__Exercise objective__:
Exactly as written, please set down all of the entries again, with no pictures.

----- Records supplied -----

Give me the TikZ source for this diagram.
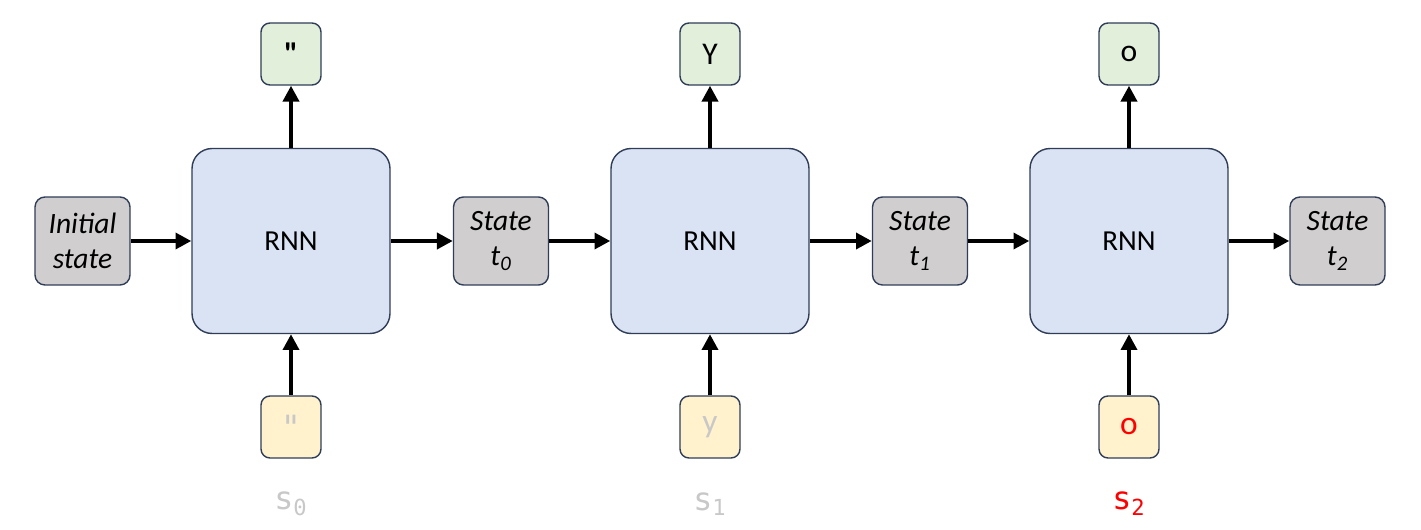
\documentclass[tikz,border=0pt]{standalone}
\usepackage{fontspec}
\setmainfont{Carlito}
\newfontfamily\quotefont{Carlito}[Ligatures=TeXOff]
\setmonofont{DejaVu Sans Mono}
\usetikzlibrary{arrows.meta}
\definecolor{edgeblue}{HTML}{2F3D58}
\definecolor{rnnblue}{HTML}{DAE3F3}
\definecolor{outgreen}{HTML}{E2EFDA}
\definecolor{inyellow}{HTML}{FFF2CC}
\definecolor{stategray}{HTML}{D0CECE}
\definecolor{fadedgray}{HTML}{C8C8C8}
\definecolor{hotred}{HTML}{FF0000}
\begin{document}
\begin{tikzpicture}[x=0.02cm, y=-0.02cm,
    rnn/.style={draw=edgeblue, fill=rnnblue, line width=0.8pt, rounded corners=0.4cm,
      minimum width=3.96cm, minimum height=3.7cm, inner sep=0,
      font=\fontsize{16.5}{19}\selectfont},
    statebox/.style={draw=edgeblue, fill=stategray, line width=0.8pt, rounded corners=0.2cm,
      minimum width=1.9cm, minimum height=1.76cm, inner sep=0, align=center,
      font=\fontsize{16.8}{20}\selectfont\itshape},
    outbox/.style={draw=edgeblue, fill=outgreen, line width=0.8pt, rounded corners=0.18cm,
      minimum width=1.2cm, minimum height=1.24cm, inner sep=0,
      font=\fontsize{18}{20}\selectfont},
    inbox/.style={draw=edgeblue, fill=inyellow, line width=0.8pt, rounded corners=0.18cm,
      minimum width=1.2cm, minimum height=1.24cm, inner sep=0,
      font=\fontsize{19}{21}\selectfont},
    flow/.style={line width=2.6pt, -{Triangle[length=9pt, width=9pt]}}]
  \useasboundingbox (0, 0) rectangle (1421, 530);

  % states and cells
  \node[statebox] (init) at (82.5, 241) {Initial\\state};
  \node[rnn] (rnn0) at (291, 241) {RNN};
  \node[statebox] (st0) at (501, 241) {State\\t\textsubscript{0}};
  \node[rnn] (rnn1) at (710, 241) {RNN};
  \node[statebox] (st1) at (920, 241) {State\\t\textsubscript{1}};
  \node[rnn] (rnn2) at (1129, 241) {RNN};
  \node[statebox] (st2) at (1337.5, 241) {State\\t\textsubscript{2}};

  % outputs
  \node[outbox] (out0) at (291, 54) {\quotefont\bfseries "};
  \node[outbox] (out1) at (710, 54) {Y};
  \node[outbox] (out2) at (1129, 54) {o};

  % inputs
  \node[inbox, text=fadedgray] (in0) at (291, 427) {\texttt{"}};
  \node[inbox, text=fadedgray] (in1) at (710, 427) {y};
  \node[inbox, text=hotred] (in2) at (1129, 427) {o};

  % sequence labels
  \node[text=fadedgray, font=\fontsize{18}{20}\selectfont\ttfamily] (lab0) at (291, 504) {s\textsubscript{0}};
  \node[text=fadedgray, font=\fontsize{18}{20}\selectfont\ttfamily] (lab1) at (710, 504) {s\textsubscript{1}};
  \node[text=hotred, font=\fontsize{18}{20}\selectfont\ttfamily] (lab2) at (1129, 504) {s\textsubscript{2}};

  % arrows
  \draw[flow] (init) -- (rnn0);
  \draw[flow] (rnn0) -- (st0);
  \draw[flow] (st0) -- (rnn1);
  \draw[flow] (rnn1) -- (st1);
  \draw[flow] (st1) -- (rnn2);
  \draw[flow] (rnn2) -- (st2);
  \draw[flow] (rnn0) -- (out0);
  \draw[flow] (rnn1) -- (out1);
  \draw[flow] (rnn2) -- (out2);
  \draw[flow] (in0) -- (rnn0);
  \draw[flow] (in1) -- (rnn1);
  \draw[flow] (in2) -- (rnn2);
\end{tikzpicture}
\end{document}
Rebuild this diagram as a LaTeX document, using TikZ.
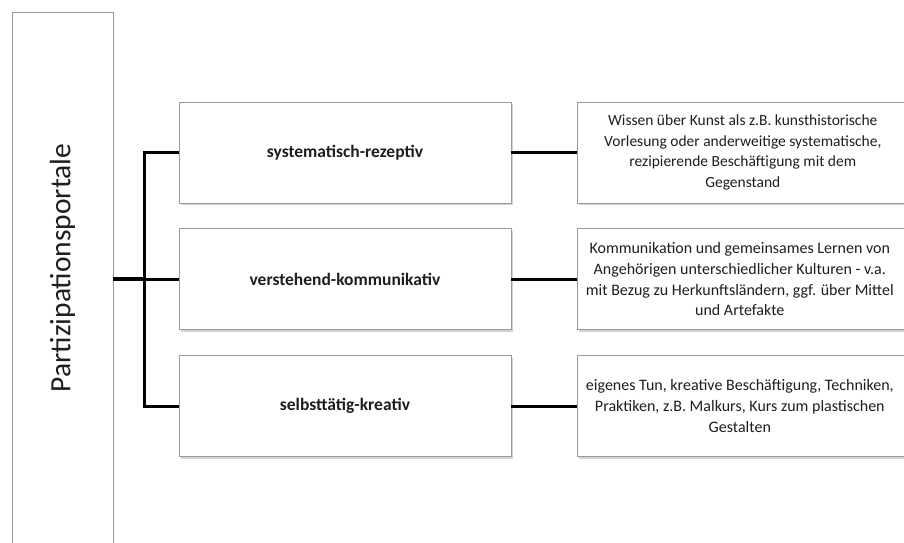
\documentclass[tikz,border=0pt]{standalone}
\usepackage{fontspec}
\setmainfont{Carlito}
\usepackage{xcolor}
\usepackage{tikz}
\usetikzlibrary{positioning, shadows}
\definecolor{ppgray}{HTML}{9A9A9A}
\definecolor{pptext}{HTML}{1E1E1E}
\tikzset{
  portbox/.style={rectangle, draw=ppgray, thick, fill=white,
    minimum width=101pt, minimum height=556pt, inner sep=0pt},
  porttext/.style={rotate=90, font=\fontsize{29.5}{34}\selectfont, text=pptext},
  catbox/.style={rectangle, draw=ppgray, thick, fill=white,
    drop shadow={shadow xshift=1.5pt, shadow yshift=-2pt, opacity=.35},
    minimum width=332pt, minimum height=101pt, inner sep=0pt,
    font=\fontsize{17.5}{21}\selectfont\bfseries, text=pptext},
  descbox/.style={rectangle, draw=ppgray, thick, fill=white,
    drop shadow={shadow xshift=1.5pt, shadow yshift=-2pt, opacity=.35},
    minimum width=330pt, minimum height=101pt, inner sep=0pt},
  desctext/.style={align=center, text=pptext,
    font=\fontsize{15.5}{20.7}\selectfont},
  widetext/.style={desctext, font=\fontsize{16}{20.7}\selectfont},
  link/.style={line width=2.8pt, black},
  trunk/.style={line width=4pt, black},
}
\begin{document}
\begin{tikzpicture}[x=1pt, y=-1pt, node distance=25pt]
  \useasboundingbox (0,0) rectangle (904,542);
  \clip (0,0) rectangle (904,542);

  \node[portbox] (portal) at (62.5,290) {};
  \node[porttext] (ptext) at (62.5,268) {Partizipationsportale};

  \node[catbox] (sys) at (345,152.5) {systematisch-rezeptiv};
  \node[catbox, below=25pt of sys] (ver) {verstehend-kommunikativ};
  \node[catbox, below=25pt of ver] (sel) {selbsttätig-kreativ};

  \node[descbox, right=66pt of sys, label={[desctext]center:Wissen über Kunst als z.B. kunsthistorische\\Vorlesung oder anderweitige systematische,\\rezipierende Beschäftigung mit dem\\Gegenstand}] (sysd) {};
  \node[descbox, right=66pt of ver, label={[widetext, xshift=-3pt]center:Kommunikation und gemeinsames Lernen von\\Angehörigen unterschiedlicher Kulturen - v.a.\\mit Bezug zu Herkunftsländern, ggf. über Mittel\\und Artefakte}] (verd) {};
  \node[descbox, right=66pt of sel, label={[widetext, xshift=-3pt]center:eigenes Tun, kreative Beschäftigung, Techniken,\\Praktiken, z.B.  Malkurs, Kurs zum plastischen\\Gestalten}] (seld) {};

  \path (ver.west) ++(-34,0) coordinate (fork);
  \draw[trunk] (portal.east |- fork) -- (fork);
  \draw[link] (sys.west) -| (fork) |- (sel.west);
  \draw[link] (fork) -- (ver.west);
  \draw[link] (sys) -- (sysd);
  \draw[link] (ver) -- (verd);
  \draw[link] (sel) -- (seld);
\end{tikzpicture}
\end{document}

-----

__Full output__:
Give me the TikZ source for this diagram.
\documentclass[tikz,border=0pt]{standalone}
\usepackage{fontspec}
\setmainfont{Carlito}
\newfontfamily\quotefont{Carlito}[Ligatures=TeXOff]
\setmonofont{DejaVu Sans Mono}
\usetikzlibrary{arrows.meta}
\definecolor{edgeblue}{HTML}{2F3D58}
\definecolor{rnnblue}{HTML}{DAE3F3}
\definecolor{outgreen}{HTML}{E2EFDA}
\definecolor{inyellow}{HTML}{FFF2CC}
\definecolor{stategray}{HTML}{D0CECE}
\definecolor{fadedgray}{HTML}{C8C8C8}
\definecolor{hotred}{HTML}{FF0000}
\begin{document}
\begin{tikzpicture}[x=0.02cm, y=-0.02cm,
    rnn/.style={draw=edgeblue, fill=rnnblue, line width=0.8pt, rounded corners=0.4cm,
      minimum width=3.96cm, minimum height=3.7cm, inner sep=0,
      font=\fontsize{16.5}{19}\selectfont},
    statebox/.style={draw=edgeblue, fill=stategray, line width=0.8pt, rounded corners=0.2cm,
      minimum width=1.9cm, minimum height=1.76cm, inner sep=0, align=center,
      font=\fontsize{16.8}{20}\selectfont\itshape},
    outbox/.style={draw=edgeblue, fill=outgreen, line width=0.8pt, rounded corners=0.18cm,
      minimum width=1.2cm, minimum height=1.24cm, inner sep=0,
      font=\fontsize{18}{20}\selectfont},
    inbox/.style={draw=edgeblue, fill=inyellow, line width=0.8pt, rounded corners=0.18cm,
      minimum width=1.2cm, minimum height=1.24cm, inner sep=0,
      font=\fontsize{19}{21}\selectfont},
    flow/.style={line width=2.6pt, -{Triangle[length=9pt, width=9pt]}}]
  \useasboundingbox (0, 0) rectangle (1421, 530);

  % states and cells
  \node[statebox] (init) at (82.5, 241) {Initial\\state};
  \node[rnn] (rnn0) at (291, 241) {RNN};
  \node[statebox] (st0) at (501, 241) {State\\t\textsubscript{0}};
  \node[rnn] (rnn1) at (710, 241) {RNN};
  \node[statebox] (st1) at (920, 241) {State\\t\textsubscript{1}};
  \node[rnn] (rnn2) at (1129, 241) {RNN};
  \node[statebox] (st2) at (1337.5, 241) {State\\t\textsubscript{2}};

  % outputs
  \node[outbox] (out0) at (291, 54) {\quotefont\bfseries "};
  \node[outbox] (out1) at (710, 54) {Y};
  \node[outbox] (out2) at (1129, 54) {o};

  % inputs
  \node[inbox, text=fadedgray] (in0) at (291, 427) {\texttt{"}};
  \node[inbox, text=fadedgray] (in1) at (710, 427) {y};
  \node[inbox, text=hotred] (in2) at (1129, 427) {o};

  % sequence labels
  \node[text=fadedgray, font=\fontsize{18}{20}\selectfont\ttfamily] (lab0) at (291, 504) {s\textsubscript{0}};
  \node[text=fadedgray, font=\fontsize{18}{20}\selectfont\ttfamily] (lab1) at (710, 504) {s\textsubscript{1}};
  \node[text=hotred, font=\fontsize{18}{20}\selectfont\ttfamily] (lab2) at (1129, 504) {s\textsubscript{2}};

  % arrows
  \draw[flow] (init) -- (rnn0);
  \draw[flow] (rnn0) -- (st0);
  \draw[flow] (st0) -- (rnn1);
  \draw[flow] (rnn1) -- (st1);
  \draw[flow] (st1) -- (rnn2);
  \draw[flow] (rnn2) -- (st2);
  \draw[flow] (rnn0) -- (out0);
  \draw[flow] (rnn1) -- (out1);
  \draw[flow] (rnn2) -- (out2);
  \draw[flow] (in0) -- (rnn0);
  \draw[flow] (in1) -- (rnn1);
  \draw[flow] (in2) -- (rnn2);
\end{tikzpicture}
\end{document}
Rebuild this diagram as a LaTeX document, using TikZ.
\documentclass[tikz,border=0pt]{standalone}
\usepackage{fontspec}
\setmainfont{Carlito}
\usepackage{xcolor}
\usepackage{tikz}
\usetikzlibrary{positioning, shadows}
\definecolor{ppgray}{HTML}{9A9A9A}
\definecolor{pptext}{HTML}{1E1E1E}
\tikzset{
  portbox/.style={rectangle, draw=ppgray, thick, fill=white,
    minimum width=101pt, minimum height=556pt, inner sep=0pt},
  porttext/.style={rotate=90, font=\fontsize{29.5}{34}\selectfont, text=pptext},
  catbox/.style={rectangle, draw=ppgray, thick, fill=white,
    drop shadow={shadow xshift=1.5pt, shadow yshift=-2pt, opacity=.35},
    minimum width=332pt, minimum height=101pt, inner sep=0pt,
    font=\fontsize{17.5}{21}\selectfont\bfseries, text=pptext},
  descbox/.style={rectangle, draw=ppgray, thick, fill=white,
    drop shadow={shadow xshift=1.5pt, shadow yshift=-2pt, opacity=.35},
    minimum width=330pt, minimum height=101pt, inner sep=0pt},
  desctext/.style={align=center, text=pptext,
    font=\fontsize{15.5}{20.7}\selectfont},
  widetext/.style={desctext, font=\fontsize{16}{20.7}\selectfont},
  link/.style={line width=2.8pt, black},
  trunk/.style={line width=4pt, black},
}
\begin{document}
\begin{tikzpicture}[x=1pt, y=-1pt, node distance=25pt]
  \useasboundingbox (0,0) rectangle (904,542);
  \clip (0,0) rectangle (904,542);

  \node[portbox] (portal) at (62.5,290) {};
  \node[porttext] (ptext) at (62.5,268) {Partizipationsportale};

  \node[catbox] (sys) at (345,152.5) {systematisch-rezeptiv};
  \node[catbox, below=25pt of sys] (ver) {verstehend-kommunikativ};
  \node[catbox, below=25pt of ver] (sel) {selbsttätig-kreativ};

  \node[descbox, right=66pt of sys, label={[desctext]center:Wissen über Kunst als z.B. kunsthistorische\\Vorlesung oder anderweitige systematische,\\rezipierende Beschäftigung mit dem\\Gegenstand}] (sysd) {};
  \node[descbox, right=66pt of ver, label={[widetext, xshift=-3pt]center:Kommunikation und gemeinsames Lernen von\\Angehörigen unterschiedlicher Kulturen - v.a.\\mit Bezug zu Herkunftsländern, ggf. über Mittel\\und Artefakte}] (verd) {};
  \node[descbox, right=66pt of sel, label={[widetext, xshift=-3pt]center:eigenes Tun, kreative Beschäftigung, Techniken,\\Praktiken, z.B.  Malkurs, Kurs zum plastischen\\Gestalten}] (seld) {};

  \path (ver.west) ++(-34,0) coordinate (fork);
  \draw[trunk] (portal.east |- fork) -- (fork);
  \draw[link] (sys.west) -| (fork) |- (sel.west);
  \draw[link] (fork) -- (ver.west);
  \draw[link] (sys) -- (sysd);
  \draw[link] (ver) -- (verd);
  \draw[link] (sel) -- (seld);
\end{tikzpicture}
\end{document}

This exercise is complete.